• Set exercise
Copy every line of the data that includes the string "matplotlib".
──────── Information supplied
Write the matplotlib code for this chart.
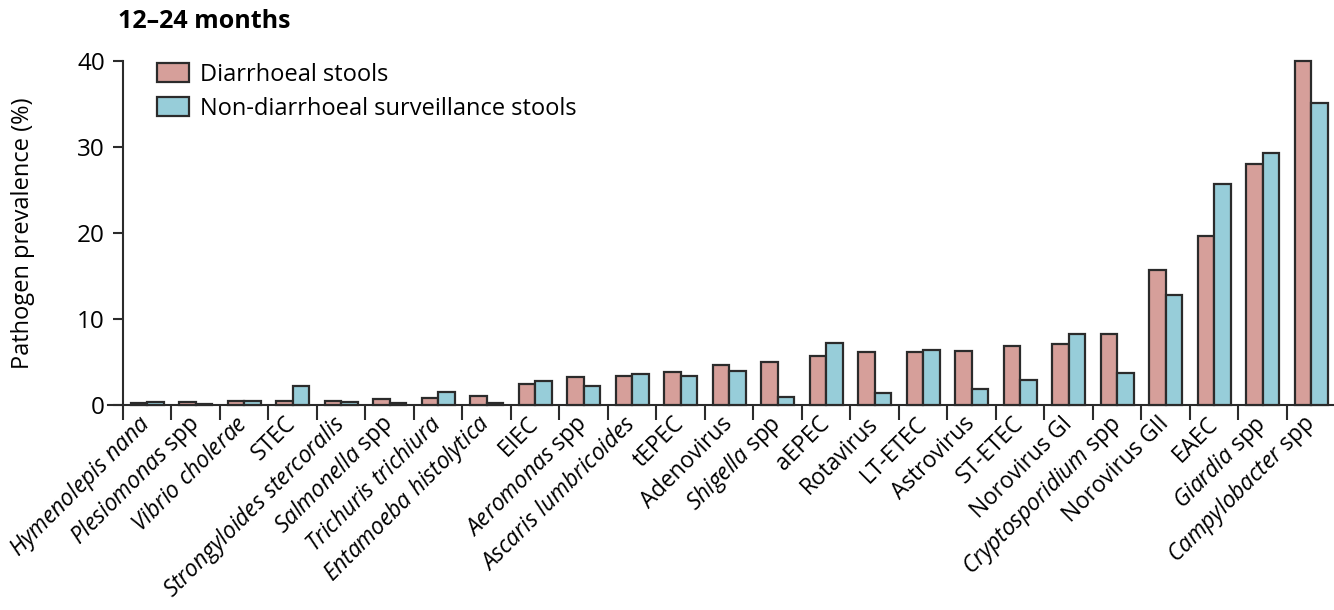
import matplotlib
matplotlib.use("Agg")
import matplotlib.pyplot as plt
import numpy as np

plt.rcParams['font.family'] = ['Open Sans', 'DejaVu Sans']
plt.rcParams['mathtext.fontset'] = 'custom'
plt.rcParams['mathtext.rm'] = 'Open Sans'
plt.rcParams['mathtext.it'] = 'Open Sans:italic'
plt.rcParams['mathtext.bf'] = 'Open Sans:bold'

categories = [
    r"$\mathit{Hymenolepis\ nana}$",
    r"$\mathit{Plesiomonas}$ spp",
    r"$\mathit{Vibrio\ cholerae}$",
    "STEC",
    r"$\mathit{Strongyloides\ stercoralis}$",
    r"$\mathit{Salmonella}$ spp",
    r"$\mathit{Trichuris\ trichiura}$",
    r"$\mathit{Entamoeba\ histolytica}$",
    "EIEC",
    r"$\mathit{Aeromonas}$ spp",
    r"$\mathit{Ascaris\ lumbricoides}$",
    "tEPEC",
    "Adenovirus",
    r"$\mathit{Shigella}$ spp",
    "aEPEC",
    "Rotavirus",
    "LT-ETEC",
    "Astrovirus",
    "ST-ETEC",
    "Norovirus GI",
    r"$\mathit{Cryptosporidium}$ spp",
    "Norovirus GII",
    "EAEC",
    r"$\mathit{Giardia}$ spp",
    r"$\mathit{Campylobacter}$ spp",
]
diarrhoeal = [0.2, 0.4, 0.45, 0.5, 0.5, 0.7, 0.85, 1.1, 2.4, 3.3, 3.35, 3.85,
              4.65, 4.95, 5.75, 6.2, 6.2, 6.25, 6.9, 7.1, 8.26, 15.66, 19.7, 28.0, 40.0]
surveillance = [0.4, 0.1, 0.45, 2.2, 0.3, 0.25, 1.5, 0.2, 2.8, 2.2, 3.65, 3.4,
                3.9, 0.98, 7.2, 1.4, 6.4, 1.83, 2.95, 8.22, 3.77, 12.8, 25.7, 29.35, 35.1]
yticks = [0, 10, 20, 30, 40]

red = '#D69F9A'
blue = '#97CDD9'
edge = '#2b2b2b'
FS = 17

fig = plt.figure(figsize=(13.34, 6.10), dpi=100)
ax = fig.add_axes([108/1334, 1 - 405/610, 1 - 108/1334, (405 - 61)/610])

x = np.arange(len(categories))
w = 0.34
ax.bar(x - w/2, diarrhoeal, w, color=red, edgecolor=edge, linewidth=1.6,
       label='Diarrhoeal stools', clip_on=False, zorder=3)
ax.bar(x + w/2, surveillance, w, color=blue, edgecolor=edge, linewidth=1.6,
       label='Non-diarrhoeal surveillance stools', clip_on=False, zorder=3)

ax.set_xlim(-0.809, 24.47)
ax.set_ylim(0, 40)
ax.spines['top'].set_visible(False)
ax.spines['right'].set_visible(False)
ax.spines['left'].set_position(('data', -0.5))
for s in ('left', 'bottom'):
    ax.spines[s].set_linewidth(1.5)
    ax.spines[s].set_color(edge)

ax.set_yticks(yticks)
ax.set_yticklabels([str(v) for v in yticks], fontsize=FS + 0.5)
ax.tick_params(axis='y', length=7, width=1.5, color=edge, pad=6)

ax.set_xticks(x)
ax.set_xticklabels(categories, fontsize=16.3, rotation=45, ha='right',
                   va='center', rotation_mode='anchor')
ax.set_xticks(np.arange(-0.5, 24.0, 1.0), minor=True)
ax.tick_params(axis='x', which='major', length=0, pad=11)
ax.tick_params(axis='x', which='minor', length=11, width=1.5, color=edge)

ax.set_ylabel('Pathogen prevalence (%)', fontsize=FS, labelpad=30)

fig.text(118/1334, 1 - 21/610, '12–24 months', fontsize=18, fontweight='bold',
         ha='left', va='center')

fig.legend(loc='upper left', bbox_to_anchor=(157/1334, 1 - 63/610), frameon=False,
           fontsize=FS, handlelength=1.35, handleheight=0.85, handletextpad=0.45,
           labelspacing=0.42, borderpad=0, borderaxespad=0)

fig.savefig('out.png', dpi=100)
────────────────
• Full solution
Write the matplotlib code for this chart.
import matplotlib
matplotlib.use("Agg")
import matplotlib.pyplot as plt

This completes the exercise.